Chime in! How do you navigate these transitions in your motherhood career? Leave a comment and let me know, or join the conversation on my facebook page!

5 Replies to “Sunrise, Sunset: Managing Life Transitions as a Mom”

  1. I remember the shock of my boys leaving home, one for college and one for a job in another city. The college one came home quite regularly at first, then started attending summer school and never really came home except for brief visits until a divorce happened last fall. So my 37 in 2 days son is back home. It’s been nice, but I think we’re both looking forward to our privacy again! The original transition wasn’t too hard. Though I gradually realized I needed to stop giving advice unless asked for. My younger son went through some really hard times and there was nothing I could do. In fact I didn’t really know most of it till after the fact. He is now married for the 3rd time (first time was at 19 – I bit my tongue a lot then) with a baby on the way. He commented not long after he got engaged that it took him a while to find his path. This wife has been so good for him, and he for her. Now I get to be Grandma, a whole new thing! One little boy is 5 already and heading to kindergarten in the fall, just after grandson #2 will be born.

    Another thing about the empty nest – I was divorced (not my choice) when my boys were 4 and 7. So I’d been on my own raising them for years by the time they left home. So I was truly alone when they left. Those of you who are married are blessed to still have a partner, and to be able to enjoy each other in a way that’s hard when the kids are home. Remember that and be happy for your circumstances. I’ve been on my own now for 29 years, last kid left home (not counting the current temporary one) for 15 years.

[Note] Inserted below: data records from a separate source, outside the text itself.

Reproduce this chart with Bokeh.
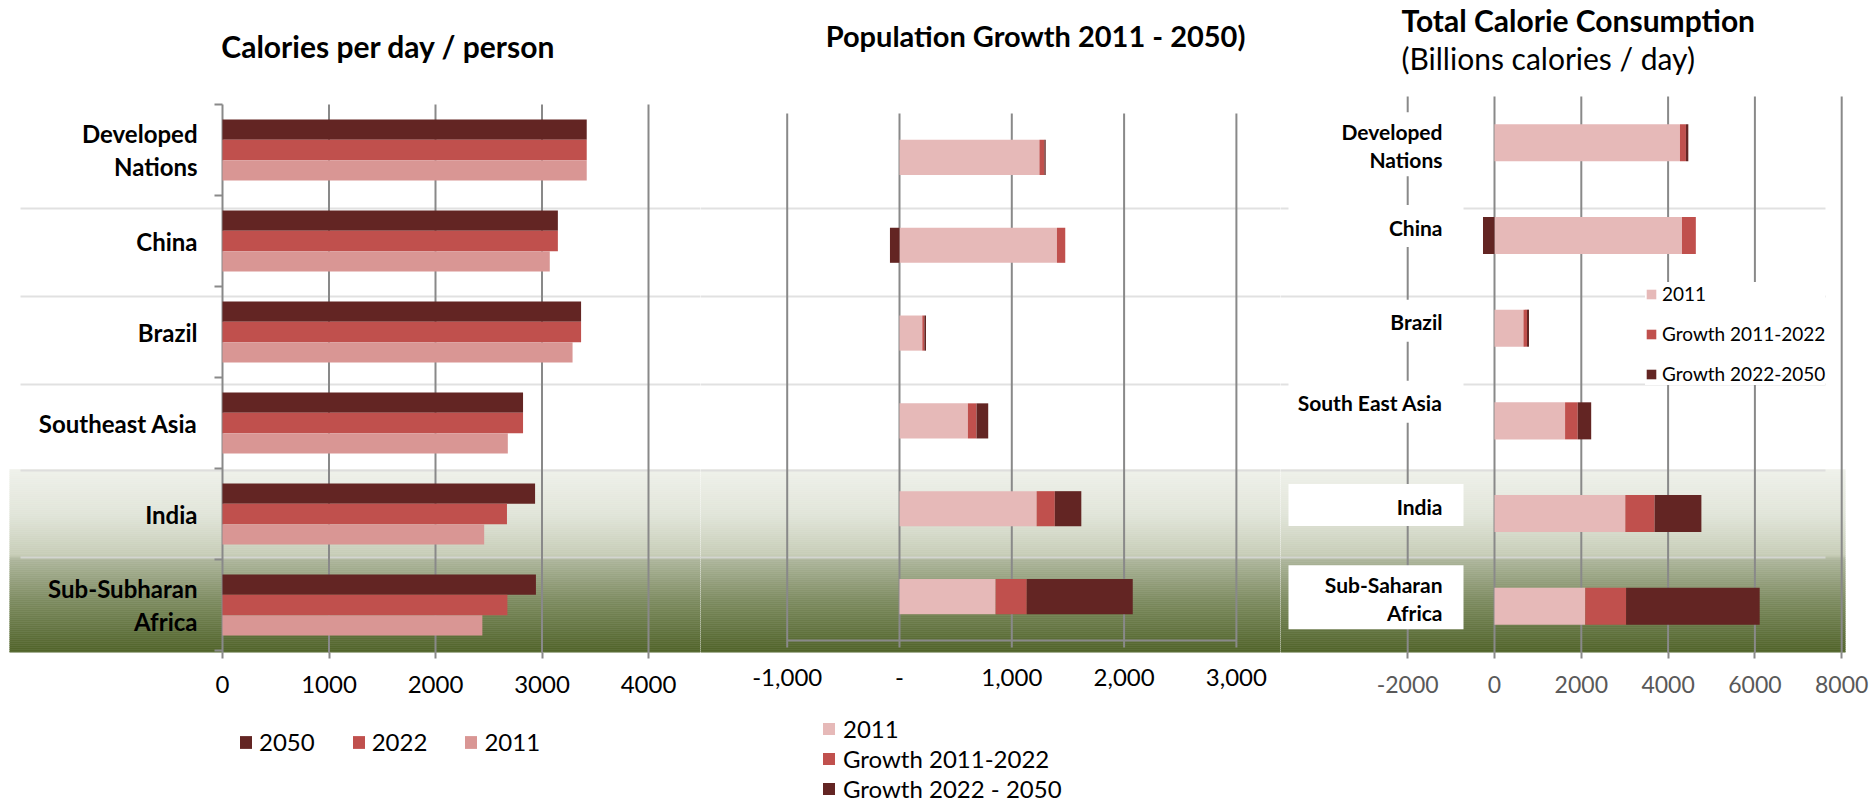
import numpy as np
from bokeh.plotting import figure
from bokeh.layouts import row, column
from bokeh.models import Range1d, FixedTicker, Legend, LegendItem
from bokeh.core.properties import value
from bokeh.embed import file_html
from bokeh.resources import INLINE

# ---------------- data ----------------
cal_regions = ["Developed\nNations", "China", "Brazil", "Southeast Asia", "India", "Sub-Subharan\nAfrica"]
cal_2011 = [3420, 3073, 3287, 2679, 2457, 2440]
cal_2022 = [3420, 3149, 3367, 2822, 2671, 2675]
cal_2050 = [3420, 3149, 3367, 2822, 2935, 2943]
cal_ticks = [0, 1000, 2000, 3000, 4000]

pop_2011 = [1246, 1402, 203, 609, 1221, 856]
pop_growth_2011_2022 = [44, 74, 18, 77, 162, 277]
pop_growth_2022_2050 = [12, -85, 15, 104, 236, 944]
pop_ticks = [-1000, 0, 1000, 2000, 3000]
pop_tick_labels = ["-1,000", "-", "1,000", "2,000", "3,000"]

tot_regions = ["Developed\nNations", "China", "Brazil", "South East Asia", "India", "Sub-Saharan\nAfrica"]
tot_2011 = [4274, 4320, 667, 1626, 3014, 2091]
tot_growth_2011_2022 = [137, 319, 82, 292, 675, 941]
tot_growth_2022_2050 = [55, -265, 46, 310, 1078, 3078]
tot_ticks = [-2000, 0, 2000, 4000, 6000, 8000]
tot_tick_labels = ["-2000", "0", "2000", "4000", "6000", "8000"]

# ---------------- styles / layout ----------------
FONT = "Lato"
W, H = 1872, 803
H_MAIN = 710
H_LEG = H - H_MAIN
FRAME_BOTTOM = 652
DARK, MID, LIGHT1, LIGHT2 = "#632523", "#c0504d", "#d99694", "#e6b9b8"
GRID = "#898989"
SEP = "#dadada"
ys = [i + 0.5 for i in range(6)]


def make_panel(fig_left, fig_right, frame_left, frame_right, zero_px, px_per_unit, row_top_px, row_h_px):
    xr = Range1d((frame_left - zero_px) / px_per_unit, (frame_right - zero_px) / px_per_unit)
    yr = Range1d((FRAME_BOTTOM - row_top_px) / row_h_px, (0 - row_top_px) / row_h_px)
    p = figure(width=fig_right - fig_left, height=H_MAIN, x_range=xr, y_range=yr,
               output_backend="svg", toolbar_location=None, y_axis_location=None,
               min_border_left=frame_left - fig_left,
               min_border_right=fig_right - frame_right, min_border_top=0,
               min_border_bottom=H_MAIN - FRAME_BOTTOM)
    p.extra_x_ranges = {"px": Range1d(frame_left, frame_right)}
    p.extra_y_ranges = {"px": Range1d(FRAME_BOTTOM, 0)}
    p.xgrid.visible = False
    p.ygrid.visible = False
    p.outline_line_color = None
    p.background_fill_color = "white"
    p.border_fill_color = "white"
    # gradient band behind the two last rows
    stops_y = [469, 515, 555, 559, 600, 652]
    stops_c = ["#eff1ea", "#e0e4d8", "#c6ccb6", "#adb59b", "#7d8b60", "#4f6228"]
    rgb = np.array([[int(c[i:i + 2], 16) for i in (1, 3, 5)] for c in stops_c], dtype=float)
    edges = np.linspace(469, 653, 93)
    mids = (edges[:-1] + edges[1:]) / 2
    cols = ["#%02x%02x%02x" % tuple(int(round(np.interp(m, stops_y, rgb[:, k]))) for k in range(3)) for m in mids]
    p.quad(left=frame_left - 2, right=frame_right + 2, top=list(edges[:-1]), bottom=list(edges[1:]),
           fill_color=cols, line_color=cols, line_width=0.5, x_range_name="px", y_range_name="px")
    # row separators
    sep_y = [208, 296, 384, 470, 557]
    p.segment(x0=20, x1=1825, y0=sep_y, y1=sep_y, line_color=SEP, line_width=2, line_alpha=0.8,
              x_range_name="px", y_range_name="px")
    ax = p.xaxis[0]
    ax.axis_line_color = None
    ax.minor_tick_line_color = None
    ax.major_tick_in = 0
    ax.major_tick_out = 6
    ax.major_tick_line_color = GRID
    ax.major_tick_line_width = 2
    ax.major_label_text_font = FONT
    ax.major_label_text_font_size = "24px"
    ax.major_label_text_color = "black"
    ax.major_label_standoff = 17
    return p


def legend_fig(width):
    # legend-only strip under an axis: its view is kept far away from the data so only the legend shows
    f = figure(width=width, height=H_LEG, x_range=Range1d(1e7, 1e7 + 1), y_range=Range1d(1e7, 1e7 + 1),
               output_backend="svg", toolbar_location=None, x_axis_location=None,
               y_axis_location=None, min_border=0)
    f.xgrid.visible = False
    f.ygrid.visible = False
    f.outline_line_color = None
    return f


def stack_lr(series_list):
    n = len(series_list[0])
    pos = [0.0] * n
    neg = [0.0] * n
    out = []
    for s in series_list:
        left, right = [], []
        for i, v in enumerate(s):
            if v >= 0:
                left.append(pos[i]); right.append(pos[i] + v); pos[i] += v
            else:
                right.append(neg[i]); left.append(neg[i] + v); neg[i] += v
        out.append((left, right))
    return out


def title(p, x, y, text, align="center", bold=True, size="30px"):
    p.text(x=[x], y=[y], text=[text], text_align=align, text_baseline="middle",
           text_font=value(FONT), text_font_style="bold" if bold else "normal",
           text_font_size=size, text_color="black", x_range_name="px", y_range_name="px")


# ---------------- panel 1: calories per person ----------------
p1 = make_panel(0, 700, 9, 700, 222, 106.5 / 1000, 104, 91)
p1.segment(x0=cal_ticks, x1=cal_ticks, y0=0, y1=7, line_color=GRID, line_width=2)
p1.segment(x0=214, x1=222, y0=list(range(7)), y1=list(range(7)), line_color=GRID, line_width=2,
           x_range_name="px")
BH = 0.223
p1.hbar(y=[c - BH for c in ys], left=0, right=cal_2050, height=BH, fill_color=DARK, line_color=None)
p1.hbar(y=ys, left=0, right=cal_2022, height=BH, fill_color=MID, line_color=None)
p1.hbar(y=[c + BH for c in ys], left=0, right=cal_2011, height=BH, fill_color=LIGHT1, line_color=None)
p1.text(x=[197] * 6, y=ys, text=cal_regions, x_range_name="px", text_align="right",
        text_baseline="middle", text_font=value(FONT), text_font_style="bold",
        text_font_size="24px", text_line_height=1.15, text_color="black")
p1.xaxis.ticker = FixedTicker(ticks=cal_ticks)
title(p1, 388, 45, "Calories per day / person")

# ---------------- panel 2: population growth ----------------
p2 = make_panel(700, 1280, 700, 1280, 899, 112.3 / 1000, 113, 87.83)
p2.segment(x0=pop_ticks, x1=pop_ticks, y0=0, y1=6.08, line_color=GRID, line_width=2)
p2.segment(x0=[pop_ticks[0]], x1=[pop_ticks[-1]], y0=6, y1=6, line_color=GRID, line_width=2)
(l1, rr1), (l2, rr2), (l3, rr3) = stack_lr([pop_2011, pop_growth_2011_2022, pop_growth_2022_2050])
p2.hbar(y=ys, left=l1, right=rr1, height=0.4, fill_color=LIGHT2, line_color=None)
p2.hbar(y=ys, left=l2, right=rr2, height=0.4, fill_color=MID, line_color=None)
p2.hbar(y=ys, left=l3, right=rr3, height=0.4, fill_color=DARK, line_color=None)
p2.xaxis.ticker = FixedTicker(ticks=pop_ticks)
p2.xaxis.major_label_overrides = {t: s for t, s in zip(pop_ticks, pop_tick_labels)}
p2.xaxis.major_tick_out = 0
p2.xaxis.major_label_standoff = 16
title(p2, 1035, 35, "Population Growth 2011 - 2050)", size="29px")

# ---------------- panel 3: total calorie consumption ----------------
ROW3 = 92.67
p3 = make_panel(1280, 1872, 1280, 1845, 1494, 43.4 / 1000, 96, ROW3)
p3.segment(x0=tot_ticks, x1=tot_ticks, y0=0, y1=7, line_color=GRID, line_width=2)
(m1, n1), (m2, n2), (m3, n3) = stack_lr([tot_2011, tot_growth_2011_2022, tot_growth_2022_2050])
s1 = p3.hbar(y=ys, left=m1, right=n1, height=0.4, fill_color=LIGHT2, line_color=None)
s2 = p3.hbar(y=ys, left=m2, right=n2, height=0.4, fill_color=MID, line_color=None)
s3 = p3.hbar(y=ys, left=m3, right=n3, height=0.4, fill_color=DARK, line_color=None)
label_shift_px = [2.5, -8.5, -6.5, -18, -7.5, -8]
label_y = [c + s / ROW3 for c, s in zip(ys, label_shift_px)]
box_y = [c + (s - 1) / ROW3 for c, s in zip(ys, label_shift_px)]
box_h = [64 if "\n" in r else 42 for r in tot_regions]
p3.rect(x=[1375.5] * 6, y=box_y, width=175, height=box_h, height_units="screen", x_range_name="px",
        fill_color="white", line_color=None)
p3.text(x=[1442] * 6, y=label_y, text=tot_regions, x_range_name="px", text_align="right",
        text_baseline="middle", text_font=value(FONT), text_font_style="bold",
        text_font_size="21px", text_line_height=1.13, text_color="black")
p3.xaxis.ticker = FixedTicker(ticks=tot_ticks)
p3.xaxis.major_label_overrides = {t: s for t, s in zip(tot_ticks, tot_tick_labels)}
p3.xaxis.major_label_text_color = "#595959"
p3.xaxis.major_label_text_font_size = "23px"
title(p3, 1401, 19, "Total Calorie Consumption", align="left")
title(p3, 1401, 57, "(Billions calories / day)", align="left", bold=False)
leg3 = Legend(items=[LegendItem(label="2011", renderers=[s1]),
                     LegendItem(label="Growth 2011-2022", renderers=[s2]),
                     LegendItem(label="Growth 2022-2050", renderers=[s3])],
              orientation="vertical", location=(365, 267), glyph_width=12, glyph_height=12,
              label_standoff=5, spacing=17, padding=10, margin=0, label_height=23,
              label_text_font=FONT, label_text_font_size="19px", label_text_color="black",
              border_line_color=None, background_fill_color="white", background_fill_alpha=1)
p3.add_layout(leg3, "center")

# ---------------- legends of panels 1 and 2 (below the axes) ----------------
g1 = legend_fig(700)
e50 = g1.hbar(y=ys, left=0, right=cal_2050, height=0.1, fill_color=DARK, line_color=None)
e22 = g1.hbar(y=ys, left=0, right=cal_2022, height=0.1, fill_color=MID, line_color=None)
e11 = g1.hbar(y=ys, left=0, right=cal_2011, height=0.1, fill_color=LIGHT1, line_color=None)
leg1 = Legend(items=[LegendItem(label="2050", renderers=[e50]), LegendItem(label="2022", renderers=[e22]),
                     LegendItem(label="2011", renderers=[e11])],
              orientation="horizontal", location=(238, 47), glyph_width=15, glyph_height=16,
              label_standoff=6, spacing=36, padding=0, margin=0, label_height=29,
              label_text_font=FONT, label_text_font_size="24px", label_text_color="black",
              border_line_color=None, background_fill_alpha=0)
g1.add_layout(leg1, "center")

g2 = legend_fig(580)
f1 = g2.hbar(y=ys, left=l1, right=rr1, height=0.1, fill_color=LIGHT2, line_color=None)
f2 = g2.hbar(y=ys, left=l2, right=rr2, height=0.1, fill_color=MID, line_color=None)
f3 = g2.hbar(y=ys, left=l3, right=rr3, height=0.1, fill_color=DARK, line_color=None)
leg2 = Legend(items=[LegendItem(label="2011", renderers=[f1]),
                     LegendItem(label="Growth 2011-2022", renderers=[f2]),
                     LegendItem(label="Growth 2022 - 2050", renderers=[f3])],
              orientation="vertical", location=(121, 0), glyph_width=15, glyph_height=15,
              label_standoff=7, spacing=1, padding=0, margin=0, label_height=29,
              label_text_font=FONT, label_text_font_size="24px", label_text_color="black",
              border_line_color=None, background_fill_alpha=0)
g2.add_layout(leg2, "center")

layout = column(row(p1, p2, p3, spacing=0), row(g1, g2, spacing=0), spacing=0)
open("out.html", "w").write(file_html(layout, INLINE))
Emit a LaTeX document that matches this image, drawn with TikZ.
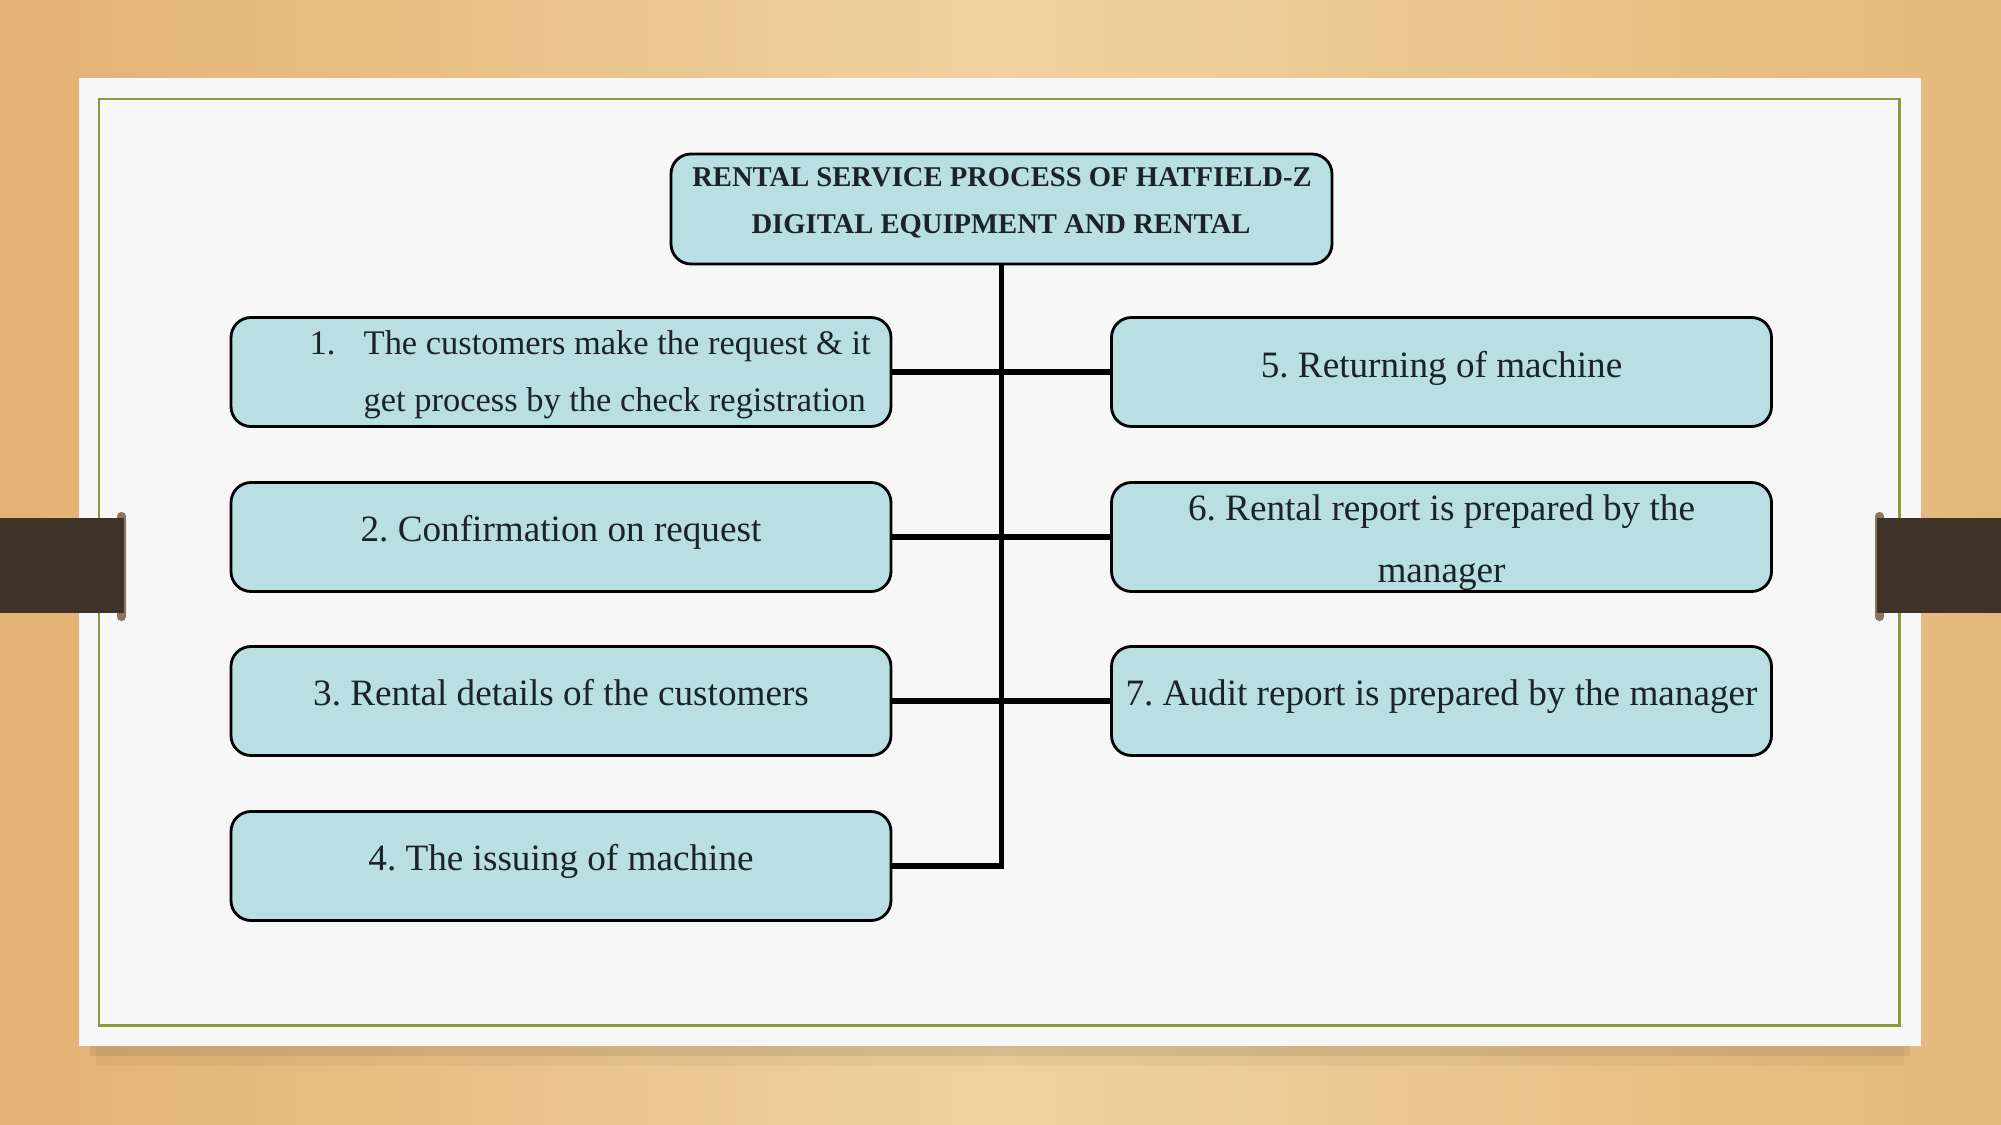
\documentclass[tikz,border=0pt]{standalone}
\usepackage{fontspec}
\setmainfont{Liberation Serif}
\frenchspacing
\definecolor{woodL}{HTML}{E3B274}
\definecolor{woodM}{HTML}{EFD2A0}
\definecolor{woodR}{HTML}{E4B87A}
\definecolor{cardw}{HTML}{F7F7F7}
\definecolor{olive}{HTML}{8A9B3B}
\definecolor{bandc}{HTML}{3E3229}
\definecolor{tabc}{HTML}{8A7560}
\definecolor{boxfill}{HTML}{B9DFE2}
\definecolor{txtc}{HTML}{1A2328}
\tikzset{
  procbox/.style={draw=black, line width=0.8pt, fill=boxfill, rounded corners=2mm,
    minimum width=66mm, minimum height=10.9mm, inner sep=0pt},
  conn/.style={draw=black, line width=1.6pt, line join=miter},
  txt/.style={font=\fontsize{10.58}{12}\selectfont, text=txtc, inner sep=0pt, anchor=base},
  txtone/.style={font=\fontsize{9.8}{11}\selectfont, text=txtc, inner sep=0pt, anchor=base west},
  ttl/.style={font=\fontsize{8.14}{10}\selectfont\bfseries, text=txtc, inner sep=0pt, anchor=base}
}
\begin{document}
\begin{tikzpicture}[x=0.1mm,y=-0.1mm]
\useasboundingbox (0,0) rectangle (2001,1125);
% background
\shade[left color=woodL, right color=woodR, middle color=woodM] (0,0) rectangle (2001,1125);
% card shadow and card
\fill[black, opacity=0.04] (96,1044) rectangle (1904,1066);
\fill[black, opacity=0.07] (90,1044) rectangle (1910,1056);
\fill[cardw] (79,78) rectangle (1921,1046);
\draw[olive, line width=0.85pt] (99,99) rectangle (1899,1025);
% side bands
\fill[tabc, rounded corners=1.2] (117,512) rectangle (126,621);
\fill[bandc] (0,518) rectangle (124,613);
\fill[tabc, rounded corners=1.2] (1875,512) rectangle (1884,621);
\fill[bandc] (1877,518) rectangle (2001,613);
% boxes
\node[procbox, minimum width=66.1mm, minimum height=11mm] (title) at (1001.5,209) {};
\node[procbox] (b1) at (561,372) {};
\node[procbox] (b2) at (561,537) {};
\node[procbox] (b3) at (561,701) {};
\node[procbox] (b4) at (561,866) {};
\node[procbox] (b5) at (1441.5,372) {};
\node[procbox] (b6) at (1441.5,537) {};
\node[procbox] (b7) at (1441.5,701) {};
% connectors
\draw[conn] (title.south) -- (title.south |- b4.east) -- (b4.east);
\draw[conn] (b1.east) -- (b5.west);
\draw[conn] (b2.east) -- (b6.west);
\draw[conn] (b3.east) -- (b7.west);
% texts
\node[ttl] (t0a) at (1002,187) {RENTAL SERVICE PROCESS OF HATFIELD-Z};
\node[ttl] (t0b) at (1001,234) {DIGITAL EQUIPMENT AND RENTAL};
\node[txtone] (t1n) at (309,354) {1.};
\node[txtone] (t1a) at (363,354) {The customers make the request \& it};
\node[txtone] (t1b) at (363,411) {get process by the check registration};
\node[txt] (t2) at (561,541) {2. Confirmation on request};
\node[txt] (t3) at (561,705) {3. Rental details of the customers};
\node[txt] (t4) at (561,870) {4. The issuing of machine};
\node[txt] (t5) at (1441.5,377) {5. Returning of machine};
\node[txt] (t6a) at (1441.5,520) {6. Rental report is prepared by the};
\node[txt] (t6b) at (1441.5,582) {manager};
\node[txt] (t7) at (1441.5,705) {7. Audit report is prepared by the manager};
\end{tikzpicture}
\end{document}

  2. I was pondering this last night. One of my boys got sick yesterday and I was amazed that I really didn’t have to do anything. He ran to to the trash can and oldest ran to assist him if he needed help. Then he went to the bathroom and cleaned himself up. He didn’t get sick again, but he took his temperature and reported to me a couple of times. He fell asleep downstairs so hubby carried him up to his bed. He went to bed early and woke up feeling better. The only thing I had to do was wash one more set of clothes-which he put in the laundry room.
    Oh how different this was than even just a few years ago, when one of them was sick! My role as mother is changing with boys ages 12, almost 8, and almost 10.